Samardzija struck Braun out to end the inning. It would be the first of three 24-pitch innings.
But the Giants also taxed Milwaukee righty Chase Anderson (W, 4-1, 4.05 ERA), drawing 58 pitches through the first three innings, and 30 in the second alone. Evan Longoria led off the second with a triple to right and a double to left from Kevin Pillar got the Giants on the board. Samardzija then helped is own cause, earning his second hit and first RBI of the season to tie it up, 2-2.
The Shark’s last RBI came exactly two-years to the day before Sunday’s contest with the Brewers.
Yelich was responsible for a third Milwaukee run on his second double of the afternoon after Samardzija walked Gamel in the fourth. The Brewers never relinquished the lead again and only added on from there.
Samardzija viewed this second one-two punch from Gamel and Yelich as a pivotal moment. He said:
“I was upset about the walks. I think that walk to Gamel just crushed me. That wasn’t necessarily the day-breaker but with the Yelich behind him and the way he’s been swinging, you gotta go at that guy right there and make him put it in play and go from there.”
The Shark entered the fifth inning having already thrown 99 pitches. He said he wasn’t out of gas, but with one out, Eric Thames sent pitch No. 106 over the right field wall (10) to give Milwaukee a 4-2 lead.
Derek Holland in his current role as long man relieved Samardzija in the sixth, and Jesús Aguilar promptly took him deep for a 412-foot jack (5) into the left-center bleachers.
The Giants tried to elbow their way back into the game in the fifth, when they loaded the bases with no outs and the heart of the order up after Anderson gave up a pair of singles and walked Joe Panik for the third time that afternoon.
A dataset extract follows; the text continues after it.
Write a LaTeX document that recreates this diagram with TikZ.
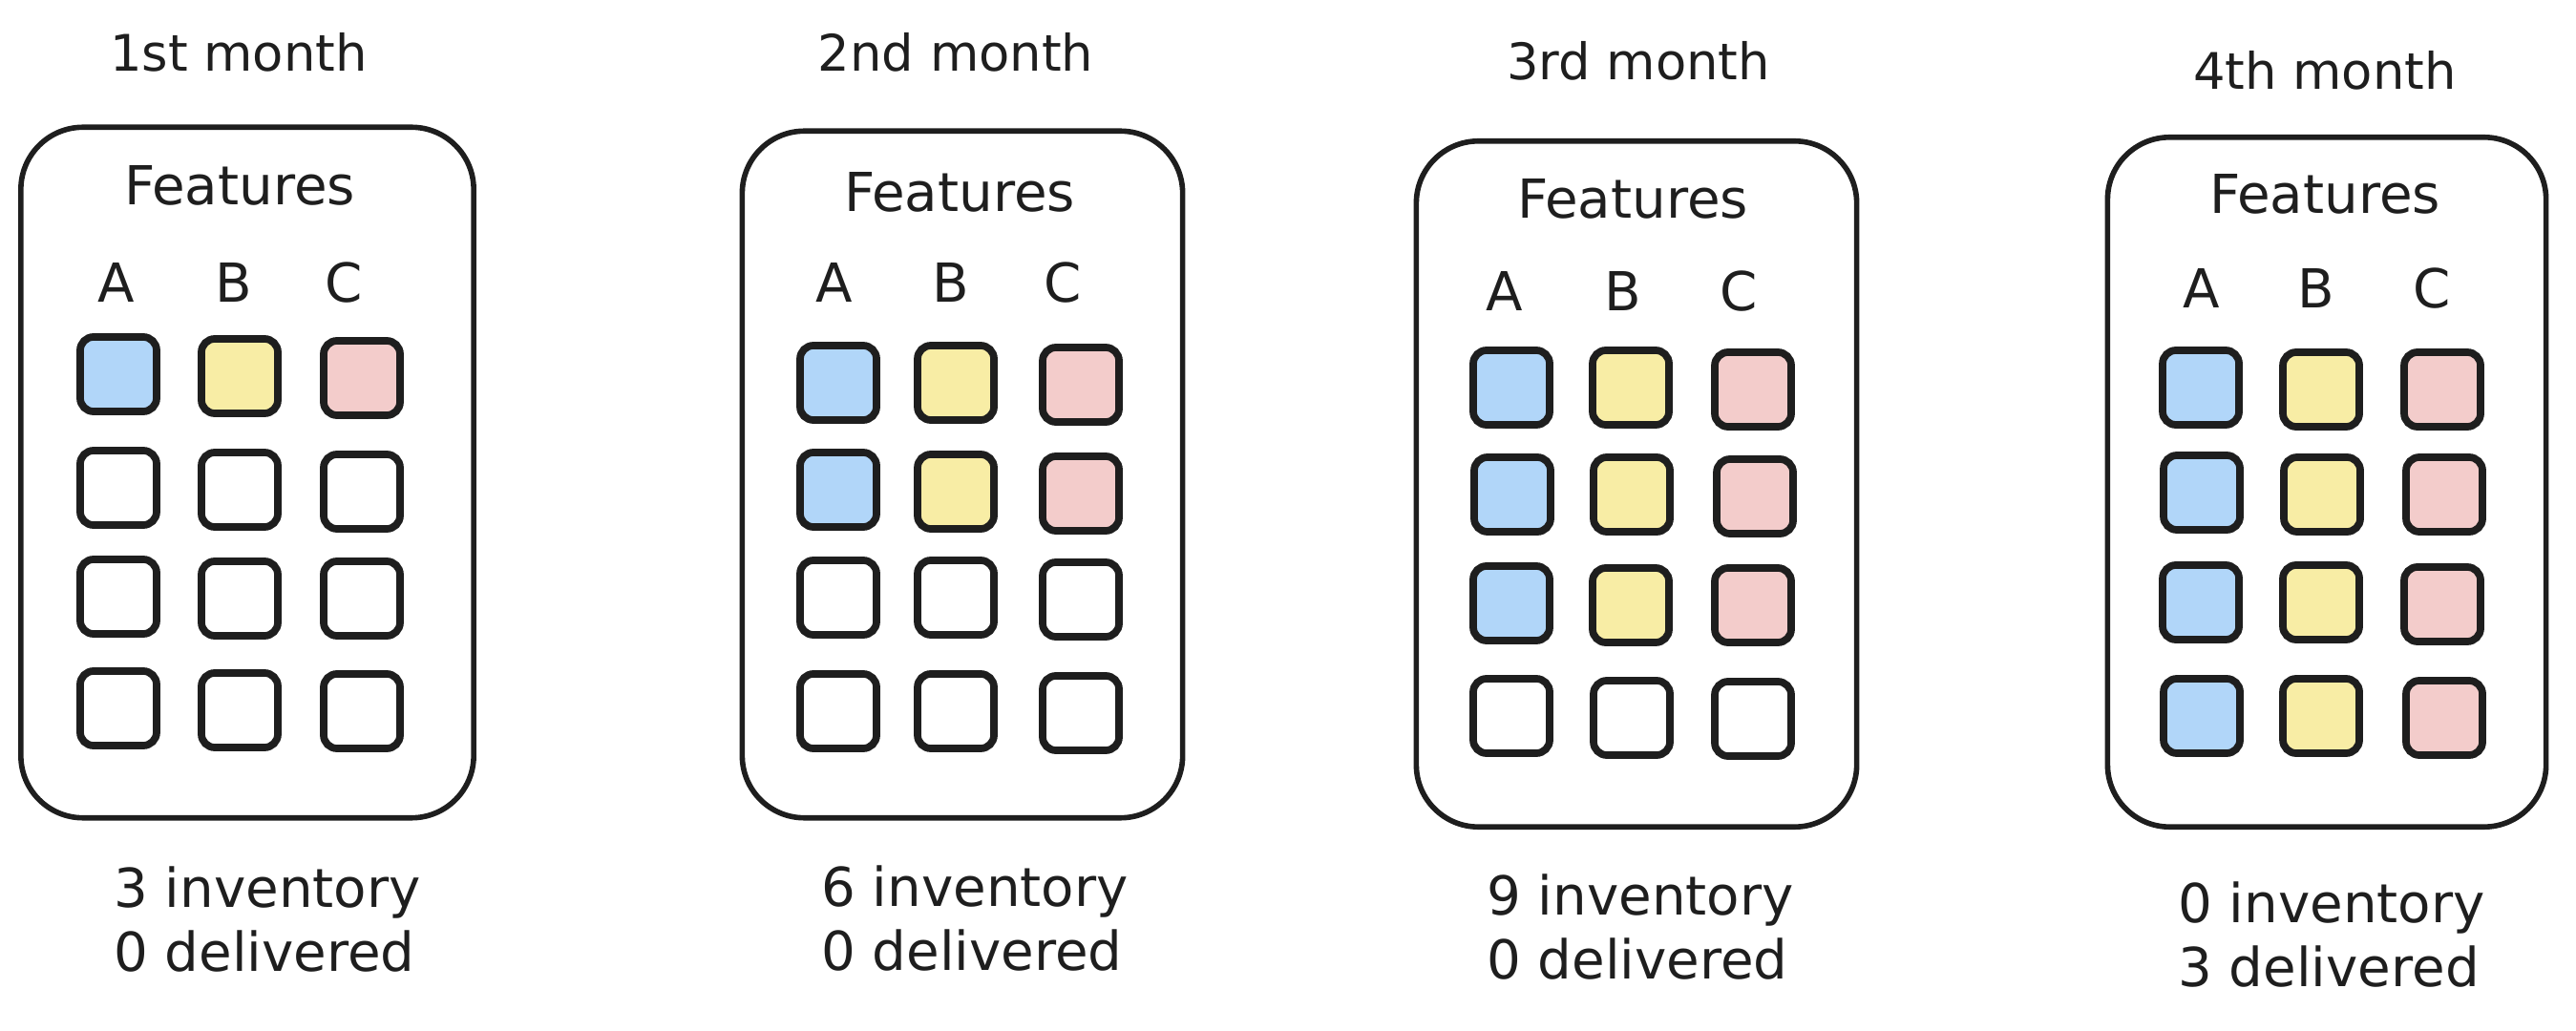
\documentclass[tikz,border=0pt]{standalone}
\usepackage{fontspec}
\setmainfont{DejaVu Sans}
\definecolor{ink}{HTML}{1E1E1E}
\definecolor{featA}{HTML}{B1D6F9}
\definecolor{featB}{HTML}{F8EDA5}
\definecolor{featC}{HTML}{F3CCCB}
\begin{document}
\begin{tikzpicture}[x=0.01cm,y=-0.01cm]
			\tikzstyle{every node}+=[inner sep=0pt, text=ink, font=\fontsize{16}{19}\selectfont]
			\tikzstyle{month}=[font=\fontsize{15}{18}\selectfont]
			\tikzstyle{panel}=[draw=ink, line width=1.6pt, rounded corners=0.65cm]
			\tikzstyle{cell}=[draw=ink, line width=2.2pt, rounded corners=0.14cm, minimum width=0.8cm, minimum height=0.78cm]
			\tikzstyle{cella}=[cell, fill=featA]
			\tikzstyle{cellb}=[cell, fill=featB]
			\tikzstyle{cellc}=[cell, fill=featC]
			\tikzstyle{tally}=[align=left]
			\useasboundingbox (0,0) rectangle (2698,1080);
			\node [month] (t1) at (250,55) {1st month};
			\node [panel, minimum width=4.74cm, minimum height=7.23cm] (box1) at (259,495) {};
			\node (f1) at (251,194) {Features};
			\node (l1a) at (122,296) {A};
			\node (l1b) at (245,296) {B};
			\node (l1c) at (360,296) {C};
			\node [cella] (c1a1) at (124,392) {};
			\node [cellb] (c1b1) at (251,394) {};
			\node [cellc] (c1c1) at (379,396) {};
			\node [cell] (c1a2) at (124,511) {};
			\node [cell] (c1b2) at (251,513) {};
			\node [cell] (c1c2) at (379,515) {};
			\node [cell] (c1a3) at (124,625) {};
			\node [cell] (c1b3) at (251,627) {};
			\node [cell] (c1c3) at (379,627) {};
			\node [cell] (c1a4) at (124,742) {};
			\node [cell] (c1b4) at (251,744) {};
			\node [cell] (c1c4) at (379,745) {};
			\node [tally] (n1) at (280,963) {3 inventory\\0 delivered};
			\node [month] (t2) at (1001,55) {2nd month};
			\node [panel, minimum width=4.61cm, minimum height=7.19cm] (box2) at (1008,497) {};
			\node (f2) at (1005,201) {Features};
			\node (l2a) at (874,296) {A};
			\node (l2b) at (996,296) {B};
			\node (l2c) at (1113,296) {C};
			\node [cella] (c2a1) at (878,401) {};
			\node [cellb] (c2b1) at (1001,401) {};
			\node [cellc] (c2c1) at (1132,403) {};
			\node [cella] (c2a2) at (878,513) {};
			\node [cellb] (c2b2) at (1001,515) {};
			\node [cellc] (c2c2) at (1132,517) {};
			\node [cell] (c2a3) at (878,626) {};
			\node [cell] (c2b3) at (1001,626) {};
			\node [cell] (c2c3) at (1132,628) {};
			\node [cell] (c2a4) at (878,745) {};
			\node [cell] (c2b4) at (1001,745) {};
			\node [cell] (c2c4) at (1132,747) {};
			\node [tally] (n2) at (1021,962) {6 inventory\\0 delivered};
			\node [month] (t3) at (1716,64) {3rd month};
			\node [panel, minimum width=4.61cm, minimum height=7.18cm] (box3) at (1714,507) {};
			\node (f3) at (1710,208) {Features};
			\node (l3a) at (1576,305) {A};
			\node (l3b) at (1700,305) {B};
			\node (l3c) at (1821,305) {C};
			\node [cella] (c3a1) at (1583,406) {};
			\node [cellb] (c3b1) at (1708,406) {};
			\node [cellc] (c3c1) at (1836,408) {};
			\node [cella] (c3a2) at (1584,518) {};
			\node [cellb] (c3b2) at (1709,518) {};
			\node [cellc] (c3c2) at (1838,520) {};
			\node [cella] (c3a3) at (1583,632) {};
			\node [cellb] (c3b3) at (1708,634) {};
			\node [cellc] (c3c3) at (1836,634) {};
			\node [cell] (c3a4) at (1583,750) {};
			\node [cell] (c3b4) at (1709,752) {};
			\node [cell] (c3c4) at (1836,753) {};
			\node [tally] (n3) at (1718,971) {9 inventory\\0 delivered};
			\node [month] (t4) at (2435,74) {4th month};
			\node [panel, minimum width=4.59cm, minimum height=7.22cm] (box4) at (2437,505) {};
			\node (f4) at (2435,203) {Features};
			\node (l4a) at (2306,302) {A};
			\node (l4b) at (2426,302) {B};
			\node (l4c) at (2547,302) {C};
			\node [cella] (c4a1) at (2305,406) {};
			\node [cellb] (c4b1) at (2431,408) {};
			\node [cellc] (c4c1) at (2558,408) {};
			\node [cella] (c4a2) at (2306,516) {};
			\node [cellb] (c4b2) at (2432,518) {};
			\node [cellc] (c4c2) at (2560,518) {};
			\node [cella] (c4a3) at (2305,631) {};
			\node [cellb] (c4b3) at (2431,631) {};
			\node [cellc] (c4c3) at (2558,633) {};
			\node [cella] (c4a4) at (2306,750) {};
			\node [cellb] (c4b4) at (2431,750) {};
			\node [cellc] (c4c4) at (2560,752) {};
			\node [tally] (n4) at (2442,979) {0 inventory\\3 delivered};
		\end{tikzpicture}
\end{document}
But Matt Albers replaced Anderson, and San Francisco couldn’t muster more than one. Albers whiffed Buster Posey, and the Giants failed to get that big hit. A Brandon Belt sac fly brought them within two runs, making it 5-3, but that would be all.
Bochy said he was disappointed his club couldn’t take advantage with men on the basepaths Sunday:
“We had a lot of traffic out there, we just needed a hit there to break things open and that didn’t happen for us.”
Brewers closer Josh Hader (S, 17, 103, 2.02 ERA) shut the Giants down easily in the ninth to close it out for Milwaukee.
The Giants open a two-city, seven-game road trip in Los Angeles Monday. They play a four-game set with the Dodgers before moving on to Arizona for a three-game series against the Diamondbacks. Twenty-four-year-old rookie Tyler Beede (0-2, 8.06 ERA) faces Kenta Maeda (7-3, 3.89 ERA) at 7:10 p.m. Monday night at Chavez Ravine.
According to Bochy, reliever Nick Vincent is still two to three weeks out from a return after a strained right pectoralis landed him on the 10-day injured list May 29. Bochy said he has yet to even play catch at this point in his recovery. …Belt’s 18-game on-base streak came to an end Sunday afternoon. He went 0-for-3 with one RBI.